Quando os impostos são a arma do povo
Um dos erros da gestão pública é acreditar que se pode alcançar resultados baseados em políticos "super-heróis". Serviços de qualidade exigem pôr o cidadão-consumidor no centro da decisão política.
Há um problema na gestão autárquica: o cidadão não está no centro das decisões. Isto gera um crescente distanciamento entre o executivo camarário e os munícipes, o que, em casos extremos, favorece o abuso de poder e o desperdício de recursos. Como garantir que cada família é ouvida? Como colocar o cidadão no centro da acção política local? Como garantir que não há desperdício financeiro? Embora o voto seja celebrado como “a arma do povo”, após as eleições ficamos desarmados.
No Japão, o programa Furusato Nozei coloca os municípios a competirem uns com os outros. Não competem apenas por terem mais ou menos cidadãos a residir, competem pelas receitas e por serviços. Esta é uma ideia genial, pois alinha incentivos para a mudança pública. Na terra do Sol Nascente, é possível utilizar o IRS para fazer despesas numa “loja” com produtos a favor de cada município. Cada contribuinte pode “comprar” um projeto político ou apenas ter acesso a produtos regionais. Note-se que não se está a lançar novos impostos, mas sim a permitir que um contribuinte invista, com base no seu IRS, numa outra autarquia, um pouco como fazemos com as instituições de solidariedade social. Escolhemos uma e damos parte do nosso IRS a uma organização que protege doentes, apoia a educação, ou outras causas que nos são queridas. No Japão pode-se escolher um projecto municipal a nosso gosto, habitualmente para combater a ruralidade, e direcionar parte da receita fiscal.
Esta alteração já era boa. Mas creio que podemos fazer ainda melhor e, com uma reforma das finanças locais, promover uma melhor provisão de serviços públicos.
A ideia é simples de explicar: As receitas dos municípios são definidas com base num valor per capita. O meu vizinho pode ganhar mais do que eu, mas ambos contamos o mesmo para a receita de cada autarquia. Pois bem, cada um de nós deveria poder “dividir” o seu município entre o local de residência e o local para o qual deseja contribuir. Cada lisboeta poderia dizer que é 80% de Lisboa e 20% da Amadora, ou 20% de Viseu, Torres Novas, Viana do Alentejo, Chaves, São Brás de Alportel, ou Ribeira Grande.

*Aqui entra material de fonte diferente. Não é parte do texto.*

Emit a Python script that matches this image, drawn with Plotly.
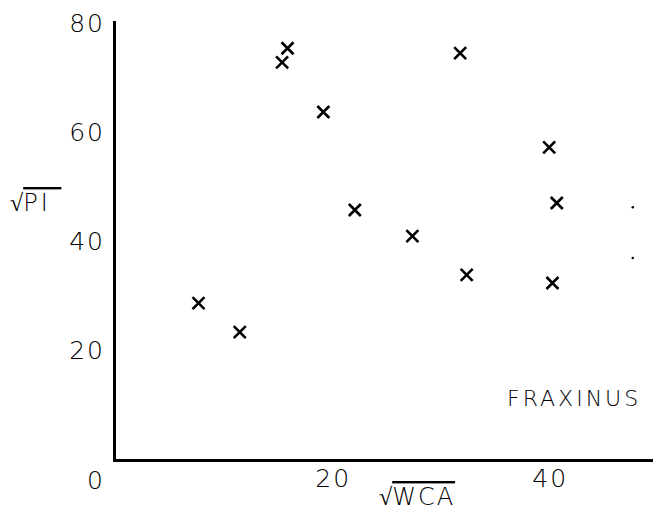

Desta forma, 20% do rendimento municipal poderia ser transferido para qualquer concelho, sem necessidade de justificação. Por exemplo, eu gosto muito de Lisboa, mas choca-me que se esteja a construir um parque turístico, sem se apostar numa rede de transporte para os municípios vizinhos. Se a Amadora anunciasse que iria promover um comboio ou elétrico para o centro da capital, eu facilmente registaria os meus 20% para a Amadora. O mesmo acontece com um munícipe que veio de Viseu para o Porto. Por que motivo os seus impostos contribuem mais para a grande cidade do Norte e menos para a sua terra natal que precisa de dinheiro para o atrair de volta? Note-se a magia desta ideia: todos os municípios teriam de justificar o porquê de merecerem os 20%. Lisboa competiria com a Amadora, e o Porto com Viseu. Aliás todos os municípios competiriam uns com todos.
Esta concorrência obrigaria a uma maior transparência nas contas e a resultados públicos. Criaria uma ligação mais estreita entre o munícipe e o município. Mesmo que ninguém quisesse efetivamente transferir esses 20%, a simples possibilidade de o poder fazer constituiria uma pressão no bom sentido. Sempre que o serviço público fosse ineficiente, ou que o serviço de outro concelho fosse merecedor de maior de confiança, 20% da receita poderia mudar. Todos seriam agentes de mudança.
O desdobramento per capita é fundamental, já que não estamos a dar mais poder a quem paga mais IRS. Todos os munícipes teriam o mesmo valor, e não teríamos um esquema desenvolvido para os mais ricos.
Evidentemente, teriam de existir fundos de estabilização para garantir que nenhum município perdesse receitas de forma abrupta e sem aviso. Mas esses são detalhes que já estão previstos na actual lei e poderiam ser, eventualmente, ajustados.
Um dos grandes erros da gestão pública é acreditar que se pode alcançar resultados baseados em políticos “super-heróis”, acreditando que se “aquela” pessoa estivesse naquele lugar, naquela hora precisa, tudo correria melhor. Outras acham que é uma melhor lei ou regulamento que faz a diferença. Evidentemente que a liderança e qualidade legislativa são importantes na gestão das organizações. Porém, para termos serviços públicos de qualidade, a solução é colocar o cidadão-consumidor no centro da ação política e fazer com que a administração pública concorra consigo mesma para o satisfazer.